FAYETTEVILLE, N.C. (WNCN) – Child abuse and murder charges have been dropped against a former Army Special Forces soldier accused of beating his girlfriend’s 2-year-old daughter to death.
Zachary Keefer’s attorney Tony Buzzard confirms Keefer was released from the Cumberland County Detention Center earlier in November after spending more than three years in jail for those charges.
The toddler’s mother, Jeanie Ditty, remains in jail for the same charges. Her attorney, Bernard Condlin, said her trial is set to start in March.
On Dec. 2, 2015 officers responded to a 911 call for an unresponsive child at a Fayetteville apartment complex.
Macy Grace Ditty died in the hospital.
Court records show the child had bruises throughout her body, including head injuries from multiple impacts. She also had internal injuries like a lacerated liver.
“This is a horrible case all the way around,” Condlin said.
Ditty and Keefer were charged in March 2016 after the medical examiner’s report listed Macy’s death as a homicide.
Both attorneys say their clients never abused the child.
Condlin says Keefer was watching Macy when the abuse happened.
“Ms. Ditty left during that time frame to go to a doctor’s appointment,” Condlin said. “When she left, the baby was fine. When she came home, the baby wasn’t.”
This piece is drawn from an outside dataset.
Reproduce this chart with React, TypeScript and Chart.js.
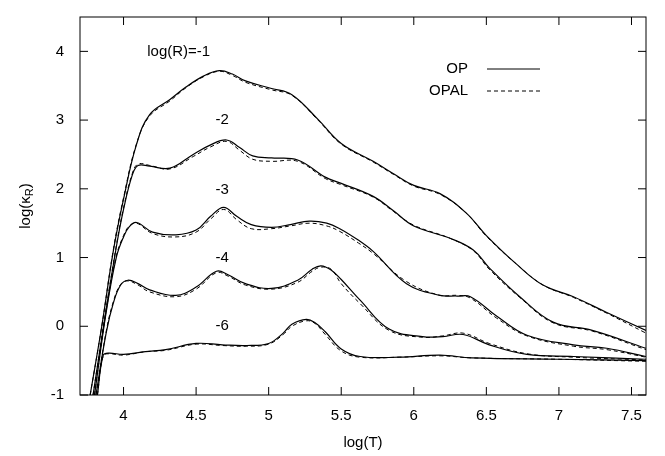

Keefer’s attorney said the injuries happened before Keefer got there.
Prosecutor Julia Wolf Hejazi dropped Keefer’s charges saying in part:
“New medical information provides a clearer timeline of events and contradicts previous medical information…in the interest of justice, the state is dismissing these charges.”
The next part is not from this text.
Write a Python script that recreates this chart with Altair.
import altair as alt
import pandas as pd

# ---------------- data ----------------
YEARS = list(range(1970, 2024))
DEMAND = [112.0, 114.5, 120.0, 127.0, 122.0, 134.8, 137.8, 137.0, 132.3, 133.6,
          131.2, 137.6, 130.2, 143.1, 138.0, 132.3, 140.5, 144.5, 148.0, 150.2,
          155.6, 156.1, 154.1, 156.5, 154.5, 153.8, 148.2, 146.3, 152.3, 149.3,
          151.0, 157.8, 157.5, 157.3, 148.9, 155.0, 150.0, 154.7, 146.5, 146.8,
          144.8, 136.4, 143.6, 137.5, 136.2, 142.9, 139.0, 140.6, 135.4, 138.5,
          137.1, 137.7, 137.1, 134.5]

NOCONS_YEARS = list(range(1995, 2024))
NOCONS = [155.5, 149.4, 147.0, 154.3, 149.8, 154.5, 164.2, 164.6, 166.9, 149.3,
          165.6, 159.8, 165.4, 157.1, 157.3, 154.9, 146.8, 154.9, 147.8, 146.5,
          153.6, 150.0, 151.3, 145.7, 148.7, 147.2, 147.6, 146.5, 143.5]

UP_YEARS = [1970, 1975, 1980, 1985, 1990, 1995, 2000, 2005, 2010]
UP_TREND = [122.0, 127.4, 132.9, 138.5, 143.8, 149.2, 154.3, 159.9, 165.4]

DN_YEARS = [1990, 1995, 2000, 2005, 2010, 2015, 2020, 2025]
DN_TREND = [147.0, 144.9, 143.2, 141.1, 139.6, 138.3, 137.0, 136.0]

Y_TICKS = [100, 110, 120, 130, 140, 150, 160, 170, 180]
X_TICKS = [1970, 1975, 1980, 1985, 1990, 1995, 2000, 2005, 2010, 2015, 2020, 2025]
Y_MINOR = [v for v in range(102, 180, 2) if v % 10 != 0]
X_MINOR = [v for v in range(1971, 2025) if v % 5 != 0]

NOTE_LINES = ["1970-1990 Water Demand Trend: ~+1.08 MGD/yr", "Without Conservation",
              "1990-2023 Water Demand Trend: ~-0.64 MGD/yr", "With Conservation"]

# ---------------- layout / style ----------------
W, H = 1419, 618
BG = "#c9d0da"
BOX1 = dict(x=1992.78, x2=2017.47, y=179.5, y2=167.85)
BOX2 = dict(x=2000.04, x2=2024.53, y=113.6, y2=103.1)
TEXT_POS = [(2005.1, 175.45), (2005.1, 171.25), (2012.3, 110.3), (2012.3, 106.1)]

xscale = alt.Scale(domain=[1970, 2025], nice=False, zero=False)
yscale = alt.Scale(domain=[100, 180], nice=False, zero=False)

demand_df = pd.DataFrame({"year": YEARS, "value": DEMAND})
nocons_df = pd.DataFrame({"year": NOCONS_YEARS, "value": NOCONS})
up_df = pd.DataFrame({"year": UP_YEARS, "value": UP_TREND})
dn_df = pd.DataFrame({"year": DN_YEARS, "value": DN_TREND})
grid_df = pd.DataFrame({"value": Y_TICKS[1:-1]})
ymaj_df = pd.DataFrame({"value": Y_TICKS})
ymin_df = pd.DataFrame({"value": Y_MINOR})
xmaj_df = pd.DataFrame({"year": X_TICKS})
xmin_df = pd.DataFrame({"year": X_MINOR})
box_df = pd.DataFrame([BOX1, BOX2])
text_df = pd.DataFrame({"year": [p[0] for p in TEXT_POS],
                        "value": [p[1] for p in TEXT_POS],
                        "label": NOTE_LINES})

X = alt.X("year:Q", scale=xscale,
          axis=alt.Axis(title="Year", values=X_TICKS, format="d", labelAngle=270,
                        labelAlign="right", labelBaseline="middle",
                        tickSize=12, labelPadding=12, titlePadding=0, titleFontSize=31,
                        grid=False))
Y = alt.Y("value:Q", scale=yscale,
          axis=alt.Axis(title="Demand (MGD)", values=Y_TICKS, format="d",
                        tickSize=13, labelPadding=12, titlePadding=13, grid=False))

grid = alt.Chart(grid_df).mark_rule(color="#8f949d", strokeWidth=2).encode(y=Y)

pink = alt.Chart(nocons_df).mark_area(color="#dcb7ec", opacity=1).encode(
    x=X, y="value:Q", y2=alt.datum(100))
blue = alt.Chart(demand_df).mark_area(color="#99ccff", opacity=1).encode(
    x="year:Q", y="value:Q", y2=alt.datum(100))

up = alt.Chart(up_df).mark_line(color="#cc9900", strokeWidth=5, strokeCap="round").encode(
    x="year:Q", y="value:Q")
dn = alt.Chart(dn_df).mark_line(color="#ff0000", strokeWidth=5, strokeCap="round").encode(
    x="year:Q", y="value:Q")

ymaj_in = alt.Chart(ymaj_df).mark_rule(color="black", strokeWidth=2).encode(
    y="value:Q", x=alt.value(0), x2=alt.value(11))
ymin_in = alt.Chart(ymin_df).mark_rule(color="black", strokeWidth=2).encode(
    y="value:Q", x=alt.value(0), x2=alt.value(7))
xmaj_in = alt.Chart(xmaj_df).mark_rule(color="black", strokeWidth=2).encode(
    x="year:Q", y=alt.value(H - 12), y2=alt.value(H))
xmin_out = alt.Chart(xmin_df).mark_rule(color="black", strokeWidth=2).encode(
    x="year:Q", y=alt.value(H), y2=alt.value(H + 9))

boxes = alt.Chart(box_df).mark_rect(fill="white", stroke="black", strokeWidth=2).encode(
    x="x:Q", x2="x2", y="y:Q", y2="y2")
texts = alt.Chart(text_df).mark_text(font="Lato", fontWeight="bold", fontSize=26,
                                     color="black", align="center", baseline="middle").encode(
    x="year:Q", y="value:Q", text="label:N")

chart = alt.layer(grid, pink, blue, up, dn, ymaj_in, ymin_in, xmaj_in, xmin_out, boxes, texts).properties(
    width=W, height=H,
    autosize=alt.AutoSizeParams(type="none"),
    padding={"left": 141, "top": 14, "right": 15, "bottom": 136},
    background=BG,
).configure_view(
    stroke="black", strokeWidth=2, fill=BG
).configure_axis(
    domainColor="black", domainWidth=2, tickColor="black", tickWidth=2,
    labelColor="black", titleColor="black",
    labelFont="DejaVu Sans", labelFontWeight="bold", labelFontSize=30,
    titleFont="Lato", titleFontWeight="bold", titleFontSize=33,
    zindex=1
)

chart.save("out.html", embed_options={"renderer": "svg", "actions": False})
“She’s very upset the case didn’t go to trial as scheduled,” Condlin said about his client.
Condlin said the doctor who provided the medical information listed as the reason for dropping the charges has since recanted that.
“Unfortunately, within 72 hours of that opinion, he called back the prosecutor and said that opinion is an error; that he made a mistake.”
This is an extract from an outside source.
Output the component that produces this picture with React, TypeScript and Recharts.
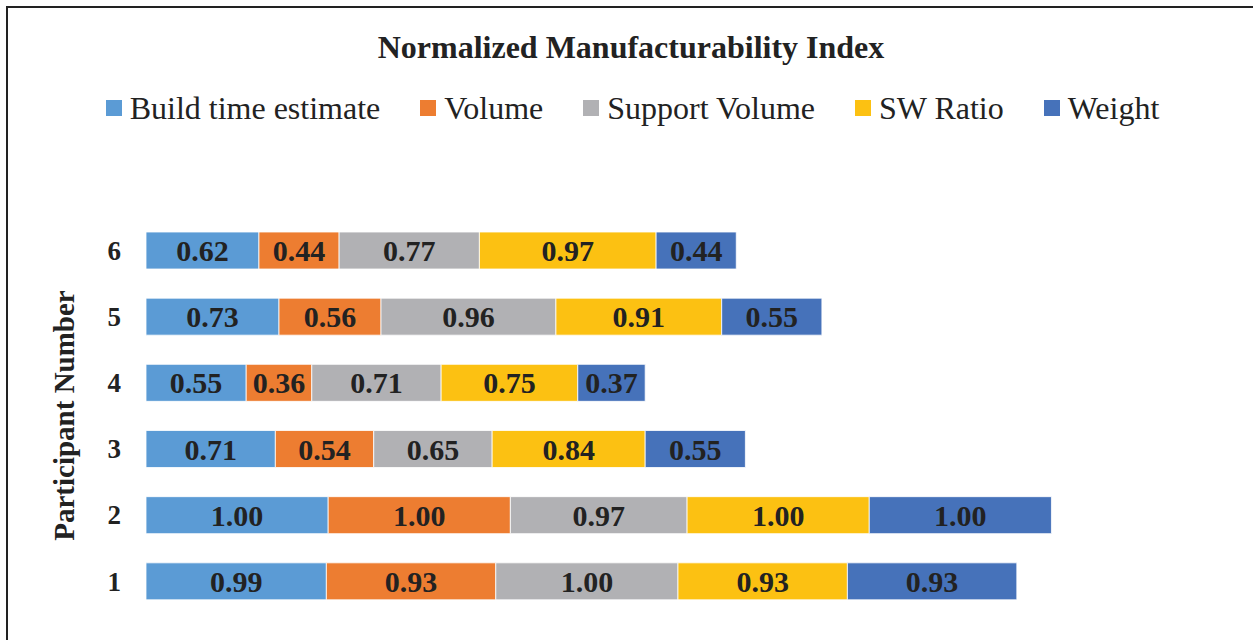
import React from "react";
import { BarChart, Bar, XAxis, YAxis, LabelList } from "recharts";

const participants = ["1", "2", "3", "4", "5", "6"];
const buildTime = [0.99, 1.0, 0.71, 0.55, 0.73, 0.62];
const volume = [0.93, 1.0, 0.54, 0.36, 0.56, 0.44];
const supportVolume = [1.0, 0.97, 0.65, 0.71, 0.96, 0.77];
const swRatio = [0.93, 1.0, 0.84, 0.75, 0.91, 0.97];
const weight = [0.93, 1.0, 0.55, 0.37, 0.55, 0.44];

const seriesNames = ["Build time estimate", "Volume", "Support Volume", "SW Ratio", "Weight"];
const seriesKeys = ["build", "volume", "support", "sw", "weight"];
const seriesColors = ["#5B9BD5", "#ED7D31", "#B1B1B4", "#FCC112", "#4672BA"];

const data = participants.map((p, i) => ({
  name: p,
  build: buildTime[i],
  volume: volume[i],
  support: supportVolume[i],
  sw: swRatio[i],
  weight: weight[i],
}));

const FONT = '"Liberation Serif", "Times New Roman", serif';

export default function App() {
  return (
    <div
      style={{
        position: "fixed",
        left: 0,
        top: 0,
        width: 1253,
        height: 640,
        background: "#fff",
        overflow: "hidden",
      }}
    >
      <div
        style={{
          position: "absolute",
          left: 6,
          top: 6,
          width: 1300,
          height: 700,
          borderLeft: "2px solid #222",
          borderTop: "2px solid #222",
        }}
      />
      <div
        style={{
          position: "absolute",
          left: 0,
          top: 28,
          width: 1262,
          textAlign: "center",
          fontFamily: FONT,
          fontWeight: "bold",
          fontSize: 32,
          lineHeight: "38px",
          color: "#222",
        }}
      >
        Normalized Manufacturability Index
      </div>
      <div
        style={{
          position: "absolute",
          left: 0,
          top: 89,
          width: 1265,
          display: "flex",
          justifyContent: "center",
          alignItems: "center",
          gap: 40,
          fontFamily: FONT,
          fontSize: 32,
          lineHeight: "38px",
          color: "#222",
        }}
      >
        {seriesNames.map((n, i) => (
          <div key={n} style={{ display: "flex", alignItems: "center" }}>
            <span
              style={{
                display: "inline-block",
                width: 16,
                height: 16,
                background: seriesColors[i],
                marginRight: 8,
              }}
            />
            <span>{n}</span>
          </div>
        ))}
      </div>
      <div style={{ position: "absolute", left: 0, top: 0 }}>
        <BarChart
          width={1253}
          height={640}
          data={data}
          layout="vertical"
          margin={{ top: 217, right: 105, bottom: 26, left: 0 }}
          barSize={37}
        >
          <XAxis type="number" hide domain={[0, 5.5]} />
          <YAxis
            type="category"
            dataKey="name"
            reversed
            width={146}
            axisLine={false}
            tickLine={false}
            tickMargin={19}
            tick={{ fontFamily: FONT, fontSize: 27, fontWeight: "bold", fill: "#222" }}
            label={{
              value: "Participant Number",
              angle: -90,
              position: "insideLeft",
              dx: 59,
              dy: 0,
              style: {
                fontFamily: FONT,
                fontSize: 29,
                fontWeight: "bold",
                fill: "#222",
                textAnchor: "middle",
              },
            }}
          />
          {seriesKeys.map((k, i) => (
            <Bar
              key={k}
              dataKey={k}
              name={seriesNames[i]}
              stackId="a"
              fill={seriesColors[i]}
              stroke="#ffffff"
              strokeWidth={0.8}
              isAnimationActive={false}
            >
              <LabelList
                dataKey={k}
                position="center"
                formatter={(v: number) => v.toFixed(2)}
                style={{
                  fontFamily: FONT,
                  fontSize: 30,
                  fontWeight: "bold",
                  fill: "#222",
                }}
              />
            </Bar>
          ))}
        </BarChart>
      </div>
    </div>
  );
}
The prosecutor has not given clarification on Condlin’s claims or if she still stands by her decision.
“As far as what happens with Mr. Keefer, that’s between the state and God. That’s out of my hands,” Condlin said. “His case being dismissed did not change anything for my client.”
Condlin said Ditty continued having a relationship with Keefer after Macy’s death, saying she believed her daughter died after aspirating.
Court records show that a few weeks after Macy’s death, Keefer was involved in an incident with his estranged wife that led to pending abuse and kidnapping charges in Harnett County.